- **Given instruction**
Search the material for "this" and show all lines that contain it.

[START Task inputs]

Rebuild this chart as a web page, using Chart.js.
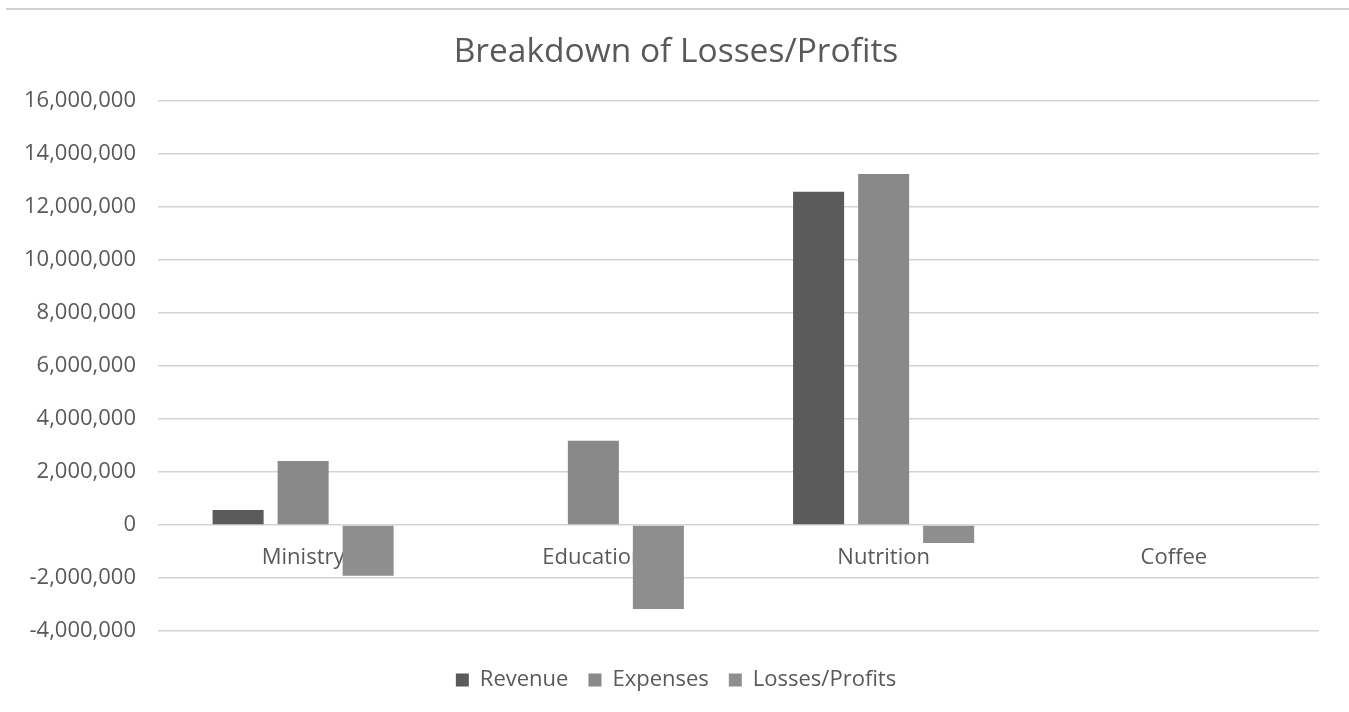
<!DOCTYPE html>
<html>
<head>
<meta charset="utf-8">
<script src="https://cdn.jsdelivr.net/npm/chart.js@4"></script>
<style>
  html, body { margin: 0; padding: 0; background: #fff; }
  #wrap { width: 1349px; height: 712px; position: relative; }
</style>
</head>
<body>
<div id="wrap"><canvas id="myChart" width="1349" height="712"></canvas></div>
<script>
const categories = ['Ministry', 'Education', 'Nutrition', 'Coffee'];
const revenue = [570000, 0, 12580000, 0];
const expenses = [2420000, 3180000, 13250000, 0];
const lossesProfits = [-1910000, -3170000, -680000, 0];

const textColor = '#595959';
const fontFamily = "'Open Sans', 'DejaVu Sans', sans-serif";

// light frame line along the top of the chart
const framePlugin = {
    id: 'frame',
    beforeDraw(chart) {
        const ctx = chart.ctx;
        ctx.save();
        ctx.strokeStyle = '#d0d0d0';
        ctx.lineWidth = 2;
        ctx.beginPath();
        ctx.moveTo(6, 9);
        ctx.lineTo(chart.width, 9);
        ctx.stroke();
        ctx.restore();
    }
};

const ctx = document.getElementById('myChart').getContext('2d');
new Chart(ctx, {
    type: 'bar',
    data: {
        labels: categories,
        datasets: [
            { label: 'Revenue', data: revenue, backgroundColor: '#5a5a5a' },
            { label: 'Expenses', data: expenses, backgroundColor: '#898989' },
            { label: 'Losses/Profits', data: lossesProfits, backgroundColor: '#8e8e8e' }
        ]
    },
    options: {
        responsive: false,
        animation: false,
        devicePixelRatio: 1,
        categoryPercentage: 0.672,
        barPercentage: 0.785,
        layout: { padding: { left: 20, right: 17, top: 32, bottom: 11 } },
        plugins: {
            title: {
                display: true,
                text: 'Breakdown of Losses/Profits',
                color: textColor,
                font: { family: fontFamily, size: 33.5, weight: 'normal' },
                padding: { top: 0, bottom: 29 }
            },
            legend: {
                position: 'bottom',
                title: { display: true, text: '', font: { size: 10 }, padding: { top: 6, bottom: 0 } },
                labels: {
                    color: textColor,
                    font: { family: fontFamily, size: 22 },
                    boxWidth: 13,
                    boxHeight: 13,
                    padding: 20
                }
            },
            tooltip: { enabled: false }
        },
        scales: {
            x: {
                position: { y: 0 },
                grid: { display: false, drawTicks: false },
                border: { display: false },
                ticks: {
                    color: textColor,
                    font: { family: fontFamily, size: 22 },
                    padding: 19
                }
            },
            y: {
                min: -4000000,
                max: 16000000,
                afterFit(scale) { scale.width = 138; },
                grid: { color: '#d4d4d4', lineWidth: 1.5, drawTicks: false },
                border: { display: false },
                ticks: {
                    stepSize: 2000000,
                    color: textColor,
                    font: { family: fontFamily, size: 22 },
                    padding: 22,
                    callback: (value) => Number(value).toLocaleString('en-US')
                }
            },
            // empty spacer on the right so the plot ends where the original does
            yRight: {
                position: 'right',
                afterFit(scale) { scale.width = 13; },
                grid: { display: false, drawTicks: false },
                border: { display: false },
                ticks: { display: false }
            }
        }
    },
    plugins: [framePlugin]
});
</script>
</body>
</html>
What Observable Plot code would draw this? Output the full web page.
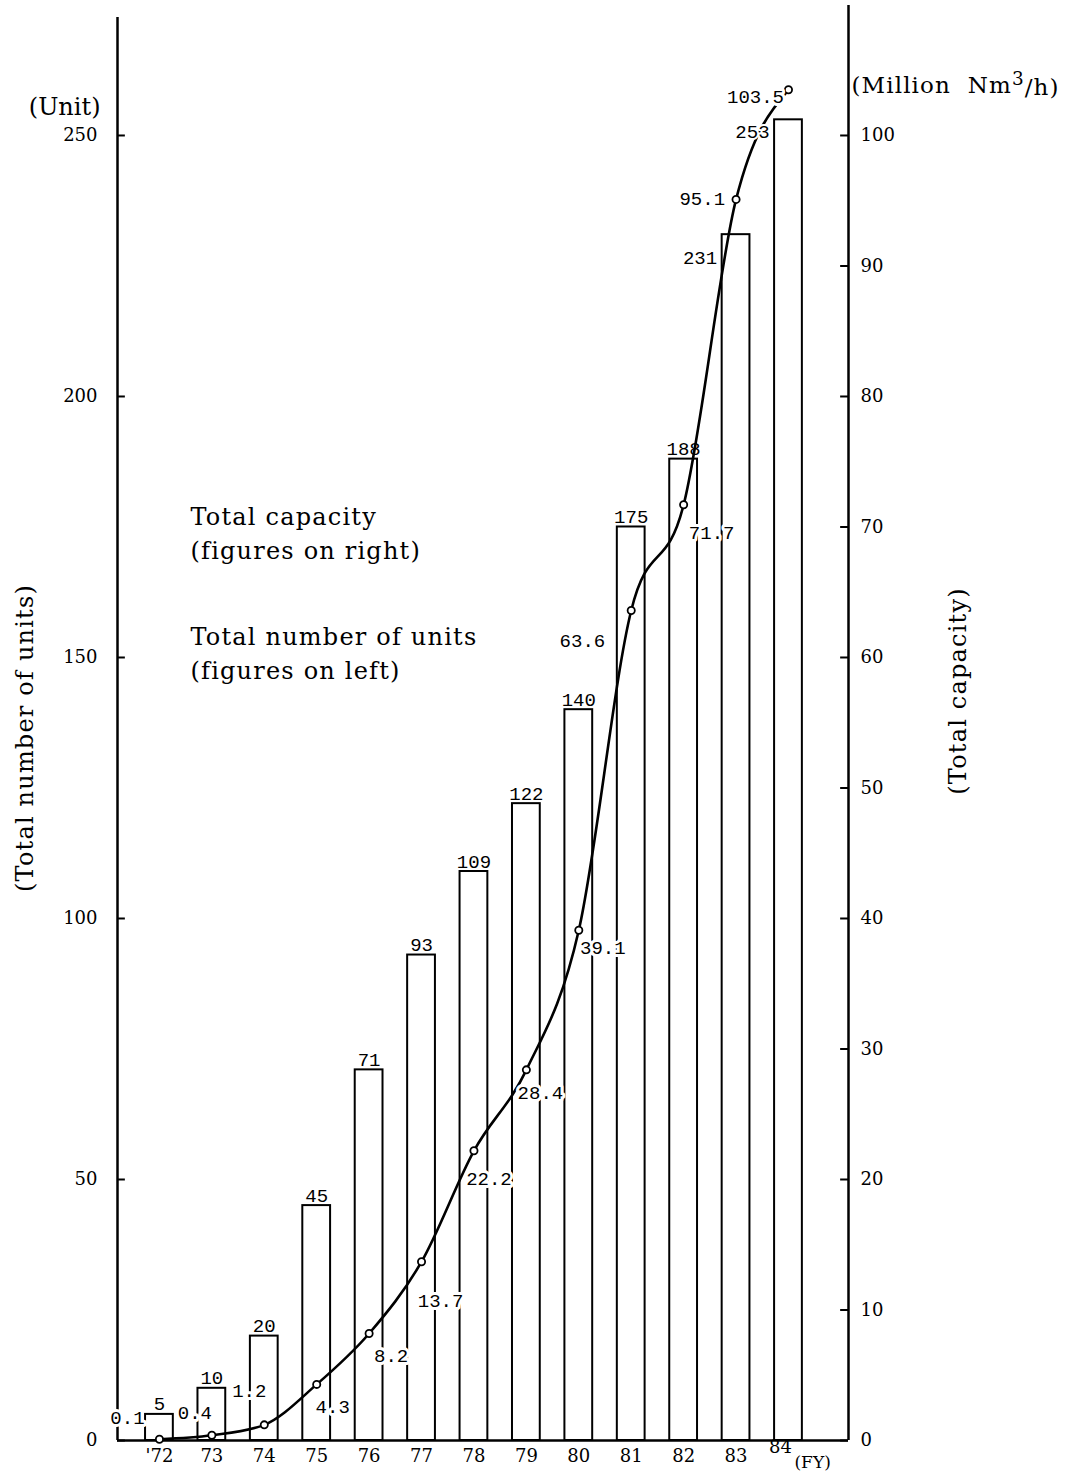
<!DOCTYPE html>
<html><head><meta charset="utf-8">
<script src="https://cdn.jsdelivr.net/npm/d3@7"></script>
<script src="https://cdn.jsdelivr.net/npm/@observablehq/plot@0.6"></script>
<style>body{margin:0;background:#fff} svg{display:block}</style>
</head><body><div id="chart"></div>
<script>
// ---- data ----
const years = [1972,1973,1974,1975,1976,1977,1978,1979,1980,1981,1982,1983,1984];
const yearLabels = ["'72","73","74","75","76","77","78","79","80","81","82","83","84"];
const units = [5,10,20,45,71,93,109,122,140,175,188,231,253];
const capacity = [0.1,0.4,1.2,4.3,8.2,13.7,22.2,28.4,39.1,63.6,71.7,95.1,103.5];
const capacityLabels = ["0.1","0.4","1.2","4.3","8.2","13.7","22.2","28.4","39.1","63.6","71.7","95.1","103.5"];
const unitTicks = [0,50,100,150,200,250];
const capacityTicks = [0,10,20,30,40,50,60,70,80,90,100];

// ---- layout (not data) ----
const capToUnits = 2.5;            // 100 million Nm3/h on right = 250 units on left
const halfBar = 0.265;
const xMin = 1971.2, xMax = 1985.145;
const yTopLeft = 272.6, yTopRight = 274.9;
const capLabelLayout = [
  {dx:-32, dy:-21, a:"middle"},
  {dx:-17, dy:-22, a:"middle"},
  {dx:-15, dy:-34, a:"middle"},
  {dx:16,  dy:23,  a:"middle"},
  {dx:22,  dy:22,  a:"middle"},
  {dx:19,  dy:39,  a:"middle"},
  {dx:15,  dy:28,  a:"middle"},
  {dx:14,  dy:23,  a:"middle"},
  {dx:24,  dy:18,  a:"middle"},
  {dx:-26, dy:30,  a:"end"},
  {dx:28,  dy:28,  a:"middle"},
  {dx:-11, dy:-1,  a:"end"},
  {dx:-33, dy:7,   a:"middle"}
];

const data = years.map((year, i) => ({
  year, label: yearLabels[i], units: units[i], cap: capacity[i],
  capScaled: capacity[i] * capToUnits, capLabel: capacityLabels[i]
}));

const mono = "Liberation Mono";
const serif = "DejaVu Serif";
const halo = {stroke: "white", strokeWidth: 6, paintOrder: "stroke", fill: "black"};

const capLabelMarks = data.map((d, i) => Plot.text([d], {
  x: "year", y: "capScaled", text: "capLabel",
  dx: capLabelLayout[i].dx, dy: capLabelLayout[i].dy, textAnchor: capLabelLayout[i].a,
  lineAnchor: "middle", fontFamily: mono, fontSize: 19, ...halo
}));

const chart = Plot.plot({
  width: 1065, height: 1476,
  marginLeft: 117, marginRight: 217, marginTop: 5, marginBottom: 36,
  style: {background: "white", color: "black", fontFamily: serif, fontSize: "18px"},
  x: {type: "linear", domain: [xMin, xMax], axis: null},
  y: {domain: [0, yTopRight], axis: null},
  marks: [
    Plot.rectY(data, {x1: d => d.year - halfBar, x2: d => d.year + halfBar, y1: () => 0, y2: "units",
      fill: "white", stroke: "black", strokeWidth: 2}),
    Plot.ruleY([0], {stroke: "black", strokeWidth: 2.5}),
    Plot.ruleX([xMin], {y1: () => 0, y2: () => yTopLeft, stroke: "black", strokeWidth: 2.5}),
    Plot.ruleX([xMax], {y1: () => 0, y2: () => yTopRight, stroke: "black", strokeWidth: 2.5}),
    Plot.ruleY(unitTicks, {y: d => d, x1: () => xMin, x2: () => xMin + 0.15, stroke: "black", strokeWidth: 2}),
    Plot.ruleY(capacityTicks, {y: d => d * capToUnits, x1: () => xMax - 0.15, x2: () => xMax, stroke: "black", strokeWidth: 2}),
    Plot.axisY({anchor: "left", ticks: unitTicks, tickSize: 0, tickPadding: 20, fontSize: 18, label: null}),
    Plot.axisY({anchor: "right", ticks: capacityTicks.map(c => c * capToUnits), tickFormat: d => String(Math.round(d / capToUnits)),
      tickSize: 0, tickPadding: 12, fontSize: 18, label: null}),
    Plot.axisX({ticks: years.slice(0, -1), tickFormat: d => yearLabels[years.indexOf(d)], tickSize: 0, tickPadding: 9, fontSize: 18, label: null}),
    Plot.text([data[data.length - 1]], {x: "year", y: () => 0, text: "label", dx: -8, dy: 7, lineAnchor: "middle", fontSize: 18}),
    Plot.text(["(FY)"], {x: () => years[years.length - 1], y: () => 0, text: d => d, dx: 6, dy: 22, textAnchor: "start", lineAnchor: "middle", fontSize: 17}),
    Plot.line(data, {x: "year", y: "capScaled", curve: "monotone-x", stroke: "black", strokeWidth: 2.6}),
    Plot.dot(data, {x: "year", y: "capScaled", r: 3.6, fill: "white", stroke: "black", strokeWidth: 1.8}),
    // bar value labels
    Plot.text(data.slice(0, 11), {x: "year", y: "units", text: d => String(d.units), lineAnchor: "bottom", dy: -4,
      fontFamily: mono, fontSize: 19, fill: "black"}),
    Plot.text([data[11]], {x: d => d.year - halfBar, y: "units", text: d => String(d.units), textAnchor: "end", lineAnchor: "middle",
      dx: -5, dy: 23, fontFamily: mono, fontSize: 19, ...halo, strokeWidth: 4}),
    Plot.text([data[12]], {x: d => d.year - halfBar, y: "units", text: d => String(d.units), textAnchor: "end", lineAnchor: "middle",
      dx: -5, dy: 12, fontFamily: mono, fontSize: 19, ...halo, strokeWidth: 4}),
    ...capLabelMarks,
    // titles and annotations
    Plot.text(["(Unit)"], {frameAnchor: "top-left", text: d => d, dx: -17, dy: 102, textAnchor: "end", lineAnchor: "middle", fontSize: 24}),
    Plot.text(["(Million Nm3/h)"], {frameAnchor: "top-right", text: d => d, dx: 3, dy: 80, textAnchor: "start", lineAnchor: "middle", fontSize: 23}),
    Plot.text(["(Total number of units)"], {frameAnchor: "left", text: d => d, rotate: -90, dx: -92, dy: 15,
      textAnchor: "middle", lineAnchor: "middle", fontSize: 24}),
    Plot.text(["(Total capacity)"], {frameAnchor: "right", text: d => d, rotate: -90, dx: 110, dy: -32,
      textAnchor: "middle", lineAnchor: "middle", fontSize: 24}),
    Plot.text(["Total capacity\n(figures on right)"], {frameAnchor: "top-left", text: d => d, dx: 73, dy: 496, textAnchor: "start",
      lineAnchor: "top", lineHeight: 1.4, fontSize: 24}),
    Plot.text(["Total number of units\n(figures on left)"], {frameAnchor: "top-left", text: d => d, dx: 73, dy: 616, textAnchor: "start",
      lineAnchor: "top", lineHeight: 1.4, fontSize: 24})
  ]
});

// wider letter spacing for the serif annotations, as in the printed original
const spaced = ["(Total number of units)", "(Total capacity)", "Total capacity", "(figures on right)",
  "Total number of units", "(figures on left)", "Total capacity(figures on right)", "Total number of units(figures on left)"];
d3.select(chart).selectAll("text").filter(function() { return spaced.includes(this.textContent); })
  .style("letter-spacing", "1.2px");

// superscript for Nm3
d3.select(chart).selectAll("text").filter(function() { return this.textContent === "(Million Nm3/h)"; }).each(function() {
  const t = d3.select(this);
  t.text(null).style("letter-spacing", "1.1px");
  t.append("tspan").text("(Million\u00a0\u00a0Nm");
  t.append("tspan").attr("dy", "-0.45em").attr("font-size", "0.8em").text("3");
  t.append("tspan").attr("dy", "0.45em").text("/h)");
});

document.getElementById("chart").appendChild(chart);
</script>
</body></html>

[END Task inputs]

- **Response below**
Rebuild this chart as a web page, using Chart.js.
What Observable Plot code would draw this? Output the full web page.
d3.select(chart).selectAll("text").filter(function() { return spaced.includes(this.textContent); })
d3.select(chart).selectAll("text").filter(function() { return this.textContent === "(Million Nm3/h)"; }).each(function() {
  const t = d3.select(this);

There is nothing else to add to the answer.